Secondly, we fellowship is with one another (Acts 2:42; Hebrews 10:25; 1 John 1:3,7-9). It sounds silly to say it, but the second focus of coming together is to be with one another and “stir one another to love and good works” (Hebrews 10:24-25). The focus of gathering is the well-being and growth of the others, placing the needs of others above their own (Philippians 2:3-4). An enlightening study is to search through the New Testament and take note of the many instructions to “one another” and “each other” as it gives a healthy perspective of the practice of early Christian fellowship that characterized by love for one another. The complete list of “one another” –instructions is long, but the essentials in my view for every meeting is to “encourage each other” one another (1 Thessalonians 4:18, 5:11) and “build each other up” (Hebrews 3:13) in our walk with Christ, to support and care for each other (Galatians 6:2; 2 Corinthians 13:11; 1 Corinthians 12:25-26) through struggles and hardships, to correct and warn one another of harmful attitudes and sinful behaviour (Romans 15:14; Colossians 3:16) as we hold one another accountable before Christ.
Thirdly, we fellowship in Word the Scriptures are the basis of our conversation and reflection whether in instruction (Romans 15:14; 2 Timothy 2:2) or edification and correction (Ephesians 5:19; Colossians 3:16) the Biblical Text is the basis of our communion. Too often our conversation centers on our opinions, resulting in worldly advice or cheap Hall-Mark card encouragement. In Christian fellowship the Bible is central. We gather around the word of God as we seek God and his will for our lives, remembering the words of Peter to our Lord: “Lord, you alone have the words of life” (John 6:68).
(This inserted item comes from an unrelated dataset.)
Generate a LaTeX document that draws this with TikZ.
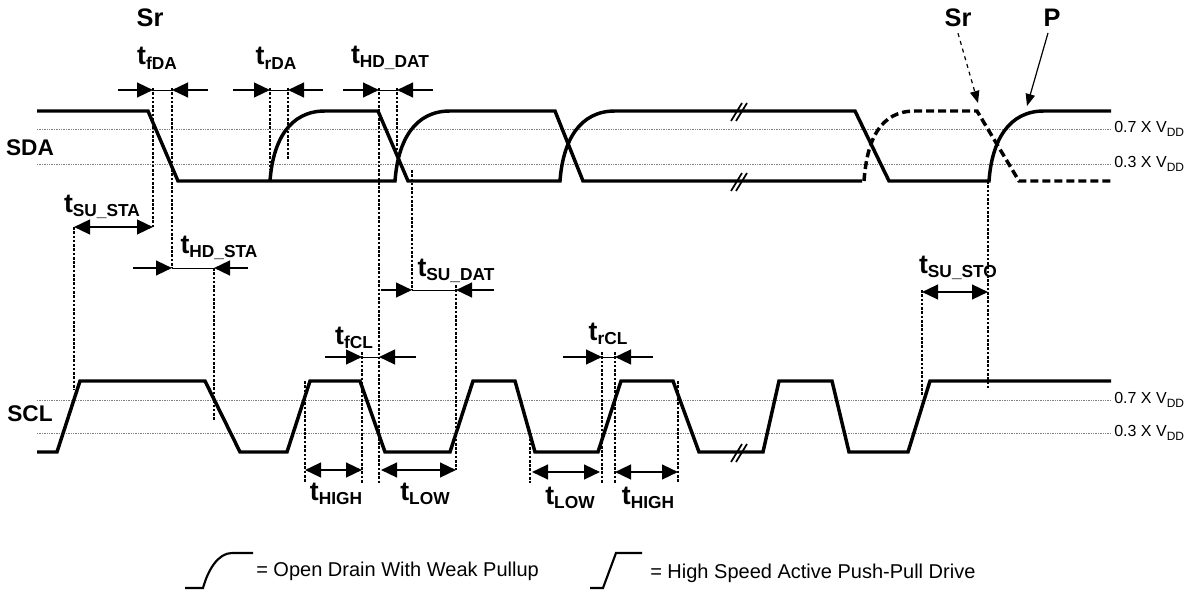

Fourthly, we fellowship in Spirit (Philippians 2:1). As mentioned above our fellowship is not mere intellectual engagement or emotional interchange, but spirit-to-spirit ministry. We already “share in the Spirit” since we all immersed in the Spirit (1 Corinthians 12:12), and therefore our interaction should be spiritual. This includes prayerful waiting on the direction of the Spirit for empowered ministry as we “serve one another with the gifts each one has received” (1 Peter 4:10; 1 Corinthians 12:6-11). We must remind ourselves to stop and listen to the promptings of the Spirit, and in faith obey. Our fellowship is in the Holy Spirit.
Lastly, we fellowship in Gospel (Philippians 1:5, 7 27). Objectively this means we have become “partakers of the gospel” (Ephesians 3:6) – those who have received and hold on to the promise of redemption in Christ’s substation and grace. When we come together this is evident as we testify of our experience of Christ’s continual saving work in us. But to “fellowship in the gospel” (Philippians 1:5) also means to partner with one another in the work of the gospel – the spreading of the good news of God’s reign and Christ’s saving work. We fellowship as we take hands, or “yoke together”, to work diligently and strategically in sharing the gospel and showing God’s love with those close and those far away.
Thus Christian fellowship is centered in our worship of God and overflows to our communion with one another. This fellowship is centered in the Word and directed by the Spirit and results in partnership in spreading the gospel of Christ. Christian fellowship fails when its aim is mere intellectual enlightenment or emotional support; the goal of Christian fellowship is the discovery of God and his truth followed by a conviction and transparent confession of who I am, so that God through his grace may do his transforming work in me, within and through this loving community.